__Exercise objective__: Below is some material; set it all down exactly, apart from the pictures.

__Dataset excerpt__:

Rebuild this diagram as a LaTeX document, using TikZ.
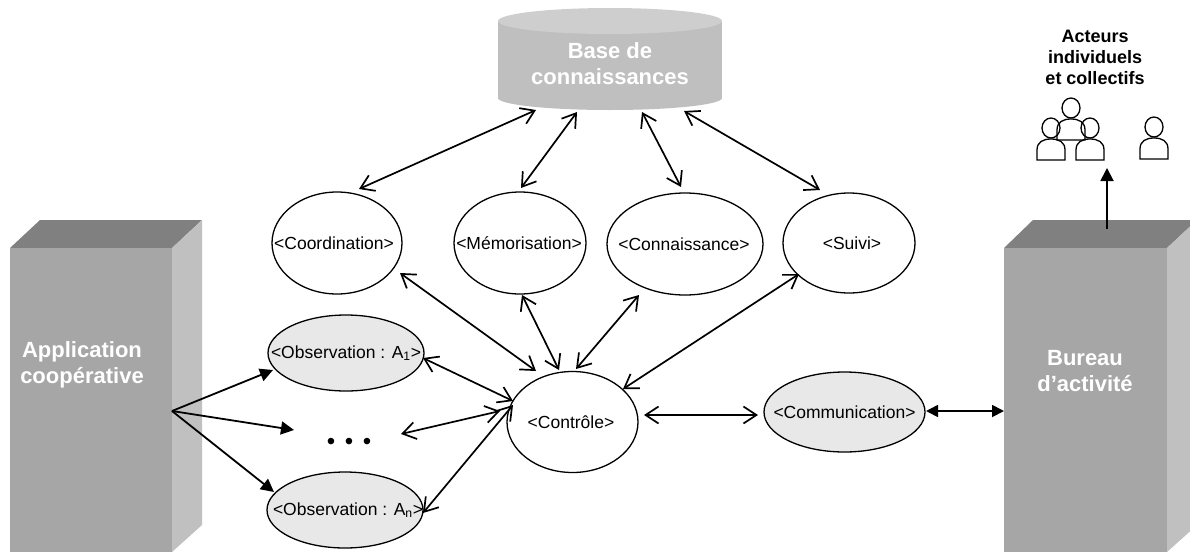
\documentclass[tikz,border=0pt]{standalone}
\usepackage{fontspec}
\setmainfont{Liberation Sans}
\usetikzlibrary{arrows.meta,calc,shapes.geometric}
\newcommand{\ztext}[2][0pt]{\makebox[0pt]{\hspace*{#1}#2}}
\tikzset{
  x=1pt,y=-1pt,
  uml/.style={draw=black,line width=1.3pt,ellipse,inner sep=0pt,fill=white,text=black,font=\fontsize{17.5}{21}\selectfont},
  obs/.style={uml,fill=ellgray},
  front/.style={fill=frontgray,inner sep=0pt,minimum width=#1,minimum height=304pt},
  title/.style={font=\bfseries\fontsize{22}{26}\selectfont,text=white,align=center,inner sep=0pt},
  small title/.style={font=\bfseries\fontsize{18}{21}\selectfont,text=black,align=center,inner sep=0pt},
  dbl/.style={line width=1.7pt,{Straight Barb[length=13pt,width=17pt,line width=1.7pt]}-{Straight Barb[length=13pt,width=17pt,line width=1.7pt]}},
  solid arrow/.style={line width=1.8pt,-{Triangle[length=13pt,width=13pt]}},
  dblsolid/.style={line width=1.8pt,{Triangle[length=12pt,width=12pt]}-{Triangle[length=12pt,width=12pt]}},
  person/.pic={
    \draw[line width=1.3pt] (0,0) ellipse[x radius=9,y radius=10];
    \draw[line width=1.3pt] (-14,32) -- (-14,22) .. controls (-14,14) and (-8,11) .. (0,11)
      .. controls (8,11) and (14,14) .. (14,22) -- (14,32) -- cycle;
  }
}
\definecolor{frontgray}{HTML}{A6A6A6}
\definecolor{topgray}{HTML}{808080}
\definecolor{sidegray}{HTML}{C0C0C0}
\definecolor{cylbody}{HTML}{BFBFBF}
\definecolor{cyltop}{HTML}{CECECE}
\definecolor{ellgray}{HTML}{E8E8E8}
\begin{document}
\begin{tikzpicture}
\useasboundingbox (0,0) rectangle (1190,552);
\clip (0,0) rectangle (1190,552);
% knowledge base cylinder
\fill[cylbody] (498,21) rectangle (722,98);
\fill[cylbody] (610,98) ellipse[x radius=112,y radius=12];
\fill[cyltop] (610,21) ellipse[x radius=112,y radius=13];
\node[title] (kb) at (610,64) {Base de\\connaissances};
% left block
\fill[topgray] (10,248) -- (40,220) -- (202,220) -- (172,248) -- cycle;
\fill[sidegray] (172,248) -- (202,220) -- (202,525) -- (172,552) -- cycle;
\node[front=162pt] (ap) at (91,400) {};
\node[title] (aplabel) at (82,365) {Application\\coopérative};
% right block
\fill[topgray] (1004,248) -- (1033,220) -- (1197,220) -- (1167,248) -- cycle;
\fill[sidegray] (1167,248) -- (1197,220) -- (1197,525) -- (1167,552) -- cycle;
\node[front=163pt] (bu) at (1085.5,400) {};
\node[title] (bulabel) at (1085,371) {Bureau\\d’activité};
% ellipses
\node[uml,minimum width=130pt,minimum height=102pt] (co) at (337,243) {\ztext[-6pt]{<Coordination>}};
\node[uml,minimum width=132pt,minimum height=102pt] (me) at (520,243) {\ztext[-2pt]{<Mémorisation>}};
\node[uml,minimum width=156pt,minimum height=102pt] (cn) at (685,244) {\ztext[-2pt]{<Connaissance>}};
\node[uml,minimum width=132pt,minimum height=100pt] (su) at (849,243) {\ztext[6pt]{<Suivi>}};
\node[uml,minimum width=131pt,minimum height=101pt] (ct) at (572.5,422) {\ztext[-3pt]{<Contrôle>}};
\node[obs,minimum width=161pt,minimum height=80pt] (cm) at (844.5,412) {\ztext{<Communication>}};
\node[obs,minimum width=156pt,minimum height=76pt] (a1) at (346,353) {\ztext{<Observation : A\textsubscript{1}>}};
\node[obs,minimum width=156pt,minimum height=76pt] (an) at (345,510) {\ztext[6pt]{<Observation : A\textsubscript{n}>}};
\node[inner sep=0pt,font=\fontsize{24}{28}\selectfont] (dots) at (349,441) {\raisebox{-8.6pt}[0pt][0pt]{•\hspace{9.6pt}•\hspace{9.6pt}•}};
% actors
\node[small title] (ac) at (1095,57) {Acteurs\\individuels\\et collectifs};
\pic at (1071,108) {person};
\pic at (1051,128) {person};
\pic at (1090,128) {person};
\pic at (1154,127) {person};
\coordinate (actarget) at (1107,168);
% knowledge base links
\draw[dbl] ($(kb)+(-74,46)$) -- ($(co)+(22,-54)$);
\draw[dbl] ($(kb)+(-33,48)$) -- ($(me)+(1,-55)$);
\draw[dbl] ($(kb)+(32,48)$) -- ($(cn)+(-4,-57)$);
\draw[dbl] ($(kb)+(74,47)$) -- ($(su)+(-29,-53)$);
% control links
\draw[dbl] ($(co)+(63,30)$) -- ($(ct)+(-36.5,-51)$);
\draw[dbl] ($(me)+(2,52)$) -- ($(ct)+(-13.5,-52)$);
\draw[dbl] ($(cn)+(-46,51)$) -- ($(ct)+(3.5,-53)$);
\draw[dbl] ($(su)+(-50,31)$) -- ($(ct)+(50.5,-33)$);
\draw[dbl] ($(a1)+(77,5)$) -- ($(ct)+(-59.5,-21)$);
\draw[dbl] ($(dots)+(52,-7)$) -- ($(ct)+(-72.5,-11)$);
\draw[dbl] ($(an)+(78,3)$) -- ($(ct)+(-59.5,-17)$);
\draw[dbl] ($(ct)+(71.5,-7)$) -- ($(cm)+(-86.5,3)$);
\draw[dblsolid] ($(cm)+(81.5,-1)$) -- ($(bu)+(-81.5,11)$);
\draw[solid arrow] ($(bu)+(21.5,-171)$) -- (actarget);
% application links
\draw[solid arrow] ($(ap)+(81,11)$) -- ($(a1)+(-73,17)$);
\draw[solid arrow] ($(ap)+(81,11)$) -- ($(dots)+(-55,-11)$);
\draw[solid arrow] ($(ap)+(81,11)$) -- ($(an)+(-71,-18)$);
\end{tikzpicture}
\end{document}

__In response__:
Rebuild this diagram as a LaTeX document, using TikZ.
\documentclass[tikz,border=0pt]{standalone}
\usepackage{fontspec}
\setmainfont{Liberation Sans}
\usetikzlibrary{arrows.meta,calc,shapes.geometric}
\newcommand{\ztext}[2][0pt]{\makebox[0pt]{\hspace*{#1}#2}}
\tikzset{
  x=1pt,y=-1pt,
  uml/.style={draw=black,line width=1.3pt,ellipse,inner sep=0pt,fill=white,text=black,font=\fontsize{17.5}{21}\selectfont},
  obs/.style={uml,fill=ellgray},
  front/.style={fill=frontgray,inner sep=0pt,minimum width=#1,minimum height=304pt},
  title/.style={font=\bfseries\fontsize{22}{26}\selectfont,text=white,align=center,inner sep=0pt},
  small title/.style={font=\bfseries\fontsize{18}{21}\selectfont,text=black,align=center,inner sep=0pt},
  dbl/.style={line width=1.7pt,{Straight Barb[length=13pt,width=17pt,line width=1.7pt]}-{Straight Barb[length=13pt,width=17pt,line width=1.7pt]}},
  solid arrow/.style={line width=1.8pt,-{Triangle[length=13pt,width=13pt]}},
  dblsolid/.style={line width=1.8pt,{Triangle[length=12pt,width=12pt]}-{Triangle[length=12pt,width=12pt]}},
  person/.pic={
    \draw[line width=1.3pt] (0,0) ellipse[x radius=9,y radius=10];
    \draw[line width=1.3pt] (-14,32) -- (-14,22) .. controls (-14,14) and (-8,11) .. (0,11)
      .. controls (8,11) and (14,14) .. (14,22) -- (14,32) -- cycle;
  }
}
\definecolor{frontgray}{HTML}{A6A6A6}
\definecolor{topgray}{HTML}{808080}
\definecolor{sidegray}{HTML}{C0C0C0}
\definecolor{cylbody}{HTML}{BFBFBF}
\definecolor{cyltop}{HTML}{CECECE}
\definecolor{ellgray}{HTML}{E8E8E8}
\begin{document}
\begin{tikzpicture}
\useasboundingbox (0,0) rectangle (1190,552);
\clip (0,0) rectangle (1190,552);
% knowledge base cylinder
\fill[cylbody] (498,21) rectangle (722,98);
\fill[cylbody] (610,98) ellipse[x radius=112,y radius=12];
\fill[cyltop] (610,21) ellipse[x radius=112,y radius=13];
\node[title] (kb) at (610,64) {Base de\\connaissances};
% left block
\fill[topgray] (10,248) -- (40,220) -- (202,220) -- (172,248) -- cycle;
\fill[sidegray] (172,248) -- (202,220) -- (202,525) -- (172,552) -- cycle;
\node[front=162pt] (ap) at (91,400) {};
\node[title] (aplabel) at (82,365) {Application\\coopérative};
% right block
\fill[topgray] (1004,248) -- (1033,220) -- (1197,220) -- (1167,248) -- cycle;
\fill[sidegray] (1167,248) -- (1197,220) -- (1197,525) -- (1167,552) -- cycle;
\node[front=163pt] (bu) at (1085.5,400) {};
\node[title] (bulabel) at (1085,371) {Bureau\\d’activité};
% ellipses
\node[uml,minimum width=130pt,minimum height=102pt] (co) at (337,243) {\ztext[-6pt]{<Coordination>}};
\node[uml,minimum width=132pt,minimum height=102pt] (me) at (520,243) {\ztext[-2pt]{<Mémorisation>}};
\node[uml,minimum width=156pt,minimum height=102pt] (cn) at (685,244) {\ztext[-2pt]{<Connaissance>}};
\node[uml,minimum width=132pt,minimum height=100pt] (su) at (849,243) {\ztext[6pt]{<Suivi>}};
\node[uml,minimum width=131pt,minimum height=101pt] (ct) at (572.5,422) {\ztext[-3pt]{<Contrôle>}};
\node[obs,minimum width=161pt,minimum height=80pt] (cm) at (844.5,412) {\ztext{<Communication>}};
\node[obs,minimum width=156pt,minimum height=76pt] (a1) at (346,353) {\ztext{<Observation : A\textsubscript{1}>}};
\node[obs,minimum width=156pt,minimum height=76pt] (an) at (345,510) {\ztext[6pt]{<Observation : A\textsubscript{n}>}};
\node[inner sep=0pt,font=\fontsize{24}{28}\selectfont] (dots) at (349,441) {\raisebox{-8.6pt}[0pt][0pt]{•\hspace{9.6pt}•\hspace{9.6pt}•}};
% actors
\node[small title] (ac) at (1095,57) {Acteurs\\individuels\\et collectifs};
\pic at (1071,108) {person};
\pic at (1051,128) {person};
\pic at (1090,128) {person};
\pic at (1154,127) {person};
\coordinate (actarget) at (1107,168);
% knowledge base links
\draw[dbl] ($(kb)+(-74,46)$) -- ($(co)+(22,-54)$);
\draw[dbl] ($(kb)+(-33,48)$) -- ($(me)+(1,-55)$);
\draw[dbl] ($(kb)+(32,48)$) -- ($(cn)+(-4,-57)$);
\draw[dbl] ($(kb)+(74,47)$) -- ($(su)+(-29,-53)$);
% control links
\draw[dbl] ($(co)+(63,30)$) -- ($(ct)+(-36.5,-51)$);
\draw[dbl] ($(me)+(2,52)$) -- ($(ct)+(-13.5,-52)$);
\draw[dbl] ($(cn)+(-46,51)$) -- ($(ct)+(3.5,-53)$);
\draw[dbl] ($(su)+(-50,31)$) -- ($(ct)+(50.5,-33)$);
\draw[dbl] ($(a1)+(77,5)$) -- ($(ct)+(-59.5,-21)$);
\draw[dbl] ($(dots)+(52,-7)$) -- ($(ct)+(-72.5,-11)$);
\draw[dbl] ($(an)+(78,3)$) -- ($(ct)+(-59.5,-17)$);
\draw[dbl] ($(ct)+(71.5,-7)$) -- ($(cm)+(-86.5,3)$);
\draw[dblsolid] ($(cm)+(81.5,-1)$) -- ($(bu)+(-81.5,11)$);
\draw[solid arrow] ($(bu)+(21.5,-171)$) -- (actarget);
% application links
\draw[solid arrow] ($(ap)+(81,11)$) -- ($(a1)+(-73,17)$);
\draw[solid arrow] ($(ap)+(81,11)$) -- ($(dots)+(-55,-11)$);
\draw[solid arrow] ($(ap)+(81,11)$) -- ($(an)+(-71,-18)$);
\end{tikzpicture}
\end{document}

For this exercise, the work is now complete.